Task goal
Begin with the first line below and retype each line exactly through the line containing "0.075, 0.054, 0.038];". Any pictures are to be left out.

[Raw data start]

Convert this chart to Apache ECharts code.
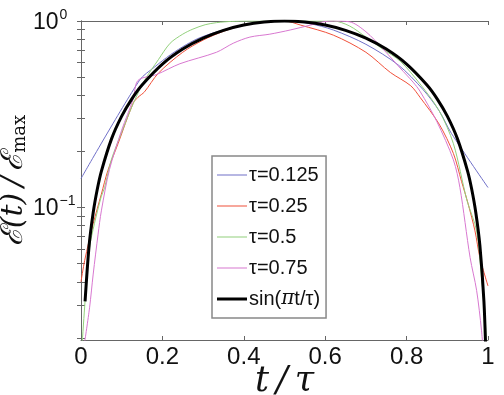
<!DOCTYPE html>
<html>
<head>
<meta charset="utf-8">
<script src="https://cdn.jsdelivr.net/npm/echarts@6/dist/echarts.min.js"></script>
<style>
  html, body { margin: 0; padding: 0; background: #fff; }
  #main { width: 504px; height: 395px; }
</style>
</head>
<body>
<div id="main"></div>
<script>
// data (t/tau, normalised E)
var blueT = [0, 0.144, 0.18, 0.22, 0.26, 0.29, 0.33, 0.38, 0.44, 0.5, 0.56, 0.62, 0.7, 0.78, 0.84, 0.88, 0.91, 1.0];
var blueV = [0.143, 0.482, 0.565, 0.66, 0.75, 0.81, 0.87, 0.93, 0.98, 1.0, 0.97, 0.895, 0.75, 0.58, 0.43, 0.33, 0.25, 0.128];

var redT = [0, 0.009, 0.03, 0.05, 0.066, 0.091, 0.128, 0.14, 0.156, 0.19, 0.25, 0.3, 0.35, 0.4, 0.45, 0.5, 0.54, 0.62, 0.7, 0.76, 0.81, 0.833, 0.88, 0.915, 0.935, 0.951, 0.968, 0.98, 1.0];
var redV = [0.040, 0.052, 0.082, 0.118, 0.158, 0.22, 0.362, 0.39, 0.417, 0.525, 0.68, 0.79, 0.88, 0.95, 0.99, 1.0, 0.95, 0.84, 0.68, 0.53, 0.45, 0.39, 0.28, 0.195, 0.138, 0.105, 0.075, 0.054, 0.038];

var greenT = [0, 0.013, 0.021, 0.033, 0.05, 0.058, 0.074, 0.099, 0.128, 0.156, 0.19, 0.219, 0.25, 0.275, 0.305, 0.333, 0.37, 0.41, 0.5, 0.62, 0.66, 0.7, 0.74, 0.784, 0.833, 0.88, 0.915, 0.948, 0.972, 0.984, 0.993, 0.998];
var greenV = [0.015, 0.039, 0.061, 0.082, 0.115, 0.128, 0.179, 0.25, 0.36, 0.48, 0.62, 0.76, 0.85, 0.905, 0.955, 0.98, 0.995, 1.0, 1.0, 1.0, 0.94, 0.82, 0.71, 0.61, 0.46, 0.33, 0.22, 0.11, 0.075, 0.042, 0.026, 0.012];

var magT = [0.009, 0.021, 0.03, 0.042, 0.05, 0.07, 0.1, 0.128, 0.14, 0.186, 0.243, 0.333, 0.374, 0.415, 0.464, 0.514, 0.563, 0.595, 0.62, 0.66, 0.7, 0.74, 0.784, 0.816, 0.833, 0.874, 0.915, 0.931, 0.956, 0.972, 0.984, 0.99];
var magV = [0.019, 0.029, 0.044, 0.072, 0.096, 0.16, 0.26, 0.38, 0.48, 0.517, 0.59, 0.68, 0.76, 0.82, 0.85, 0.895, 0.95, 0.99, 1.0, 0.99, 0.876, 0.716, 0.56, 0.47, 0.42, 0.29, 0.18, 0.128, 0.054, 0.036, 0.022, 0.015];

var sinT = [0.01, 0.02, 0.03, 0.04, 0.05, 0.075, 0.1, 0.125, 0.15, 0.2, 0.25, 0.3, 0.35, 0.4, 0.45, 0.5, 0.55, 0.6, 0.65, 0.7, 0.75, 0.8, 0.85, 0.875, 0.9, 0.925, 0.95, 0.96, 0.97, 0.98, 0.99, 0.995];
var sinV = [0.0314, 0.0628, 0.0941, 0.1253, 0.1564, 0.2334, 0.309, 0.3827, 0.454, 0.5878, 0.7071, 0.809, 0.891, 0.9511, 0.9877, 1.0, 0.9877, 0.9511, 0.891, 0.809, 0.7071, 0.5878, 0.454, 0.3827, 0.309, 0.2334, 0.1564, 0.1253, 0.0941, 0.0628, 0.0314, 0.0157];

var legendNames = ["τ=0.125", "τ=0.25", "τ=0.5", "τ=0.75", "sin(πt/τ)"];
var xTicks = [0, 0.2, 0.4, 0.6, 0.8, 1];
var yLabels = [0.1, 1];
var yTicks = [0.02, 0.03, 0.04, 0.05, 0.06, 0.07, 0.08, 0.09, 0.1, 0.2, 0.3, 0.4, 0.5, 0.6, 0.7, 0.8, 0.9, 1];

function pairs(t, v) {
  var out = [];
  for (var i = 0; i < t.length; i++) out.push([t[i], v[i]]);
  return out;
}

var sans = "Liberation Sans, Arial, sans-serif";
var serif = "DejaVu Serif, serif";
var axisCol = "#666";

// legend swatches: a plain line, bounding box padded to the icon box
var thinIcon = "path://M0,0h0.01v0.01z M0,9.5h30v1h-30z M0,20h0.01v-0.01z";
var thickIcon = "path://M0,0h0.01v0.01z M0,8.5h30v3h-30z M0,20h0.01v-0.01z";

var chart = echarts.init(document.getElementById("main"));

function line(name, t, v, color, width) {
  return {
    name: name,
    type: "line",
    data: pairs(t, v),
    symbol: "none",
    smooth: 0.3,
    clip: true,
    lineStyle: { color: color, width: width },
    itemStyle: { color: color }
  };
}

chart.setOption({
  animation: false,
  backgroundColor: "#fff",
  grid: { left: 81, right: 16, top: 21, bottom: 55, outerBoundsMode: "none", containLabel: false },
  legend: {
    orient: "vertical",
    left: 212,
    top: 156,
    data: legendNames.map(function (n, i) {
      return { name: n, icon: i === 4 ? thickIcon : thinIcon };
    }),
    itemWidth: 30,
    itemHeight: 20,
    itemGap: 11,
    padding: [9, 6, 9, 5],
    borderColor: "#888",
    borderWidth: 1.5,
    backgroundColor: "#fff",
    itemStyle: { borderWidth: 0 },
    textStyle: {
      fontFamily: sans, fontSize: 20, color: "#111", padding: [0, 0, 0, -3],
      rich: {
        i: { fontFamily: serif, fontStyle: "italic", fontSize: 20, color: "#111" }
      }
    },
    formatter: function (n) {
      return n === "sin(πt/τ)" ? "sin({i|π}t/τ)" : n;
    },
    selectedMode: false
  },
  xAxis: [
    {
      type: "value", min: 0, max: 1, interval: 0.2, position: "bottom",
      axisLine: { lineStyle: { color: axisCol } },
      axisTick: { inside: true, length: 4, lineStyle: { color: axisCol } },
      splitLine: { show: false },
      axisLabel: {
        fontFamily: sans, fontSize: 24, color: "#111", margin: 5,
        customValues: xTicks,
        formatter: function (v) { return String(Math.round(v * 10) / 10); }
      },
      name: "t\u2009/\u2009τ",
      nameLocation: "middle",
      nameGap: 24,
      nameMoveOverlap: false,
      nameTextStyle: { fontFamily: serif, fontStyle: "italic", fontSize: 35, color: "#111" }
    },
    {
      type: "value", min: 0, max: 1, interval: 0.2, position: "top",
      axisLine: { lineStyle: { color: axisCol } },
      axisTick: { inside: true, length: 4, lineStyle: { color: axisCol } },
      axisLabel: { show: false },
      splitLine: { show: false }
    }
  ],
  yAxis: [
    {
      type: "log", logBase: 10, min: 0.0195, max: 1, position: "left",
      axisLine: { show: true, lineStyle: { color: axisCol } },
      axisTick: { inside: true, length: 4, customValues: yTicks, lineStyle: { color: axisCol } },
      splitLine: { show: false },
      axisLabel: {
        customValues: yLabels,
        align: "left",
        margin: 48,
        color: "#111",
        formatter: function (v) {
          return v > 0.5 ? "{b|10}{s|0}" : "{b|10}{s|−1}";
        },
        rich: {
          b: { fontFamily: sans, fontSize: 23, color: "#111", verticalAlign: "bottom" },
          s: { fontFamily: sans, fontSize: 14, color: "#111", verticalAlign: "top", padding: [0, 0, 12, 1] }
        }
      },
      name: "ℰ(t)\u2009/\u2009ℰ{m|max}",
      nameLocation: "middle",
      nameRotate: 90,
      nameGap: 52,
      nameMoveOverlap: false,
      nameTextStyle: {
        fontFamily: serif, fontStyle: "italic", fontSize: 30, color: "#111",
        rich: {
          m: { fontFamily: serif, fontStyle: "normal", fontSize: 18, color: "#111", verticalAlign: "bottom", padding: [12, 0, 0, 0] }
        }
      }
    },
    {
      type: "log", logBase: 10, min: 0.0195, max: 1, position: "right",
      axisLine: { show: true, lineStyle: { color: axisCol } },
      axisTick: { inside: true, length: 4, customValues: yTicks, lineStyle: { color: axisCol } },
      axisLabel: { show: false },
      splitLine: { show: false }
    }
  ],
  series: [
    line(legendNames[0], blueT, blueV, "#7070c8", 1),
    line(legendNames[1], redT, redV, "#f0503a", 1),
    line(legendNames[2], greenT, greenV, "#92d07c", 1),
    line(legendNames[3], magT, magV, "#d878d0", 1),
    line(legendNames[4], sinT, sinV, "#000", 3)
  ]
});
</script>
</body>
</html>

[Raw data end]

Answer to the problem
Convert this chart to Apache ECharts code.
<!DOCTYPE html>
<html>
<head>
<meta charset="utf-8">
<script src="https://cdn.jsdelivr.net/npm/echarts@6/dist/echarts.min.js"></script>
<style>
  html, body { margin: 0; padding: 0; background: #fff; }
  #main { width: 504px; height: 395px; }
</style>
</head>
<body>
<div id="main"></div>
<script>
// data (t/tau, normalised E)
var blueT = [0, 0.144, 0.18, 0.22, 0.26, 0.29, 0.33, 0.38, 0.44, 0.5, 0.56, 0.62, 0.7, 0.78, 0.84, 0.88, 0.91, 1.0];
var blueV = [0.143, 0.482, 0.565, 0.66, 0.75, 0.81, 0.87, 0.93, 0.98, 1.0, 0.97, 0.895, 0.75, 0.58, 0.43, 0.33, 0.25, 0.128];

var redT = [0, 0.009, 0.03, 0.05, 0.066, 0.091, 0.128, 0.14, 0.156, 0.19, 0.25, 0.3, 0.35, 0.4, 0.45, 0.5, 0.54, 0.62, 0.7, 0.76, 0.81, 0.833, 0.88, 0.915, 0.935, 0.951, 0.968, 0.98, 1.0];
var redV = [0.040, 0.052, 0.082, 0.118, 0.158, 0.22, 0.362, 0.39, 0.417, 0.525, 0.68, 0.79, 0.88, 0.95, 0.99, 1.0, 0.95, 0.84, 0.68, 0.53, 0.45, 0.39, 0.28, 0.195, 0.138, 0.105, 0.075, 0.054, 0.038];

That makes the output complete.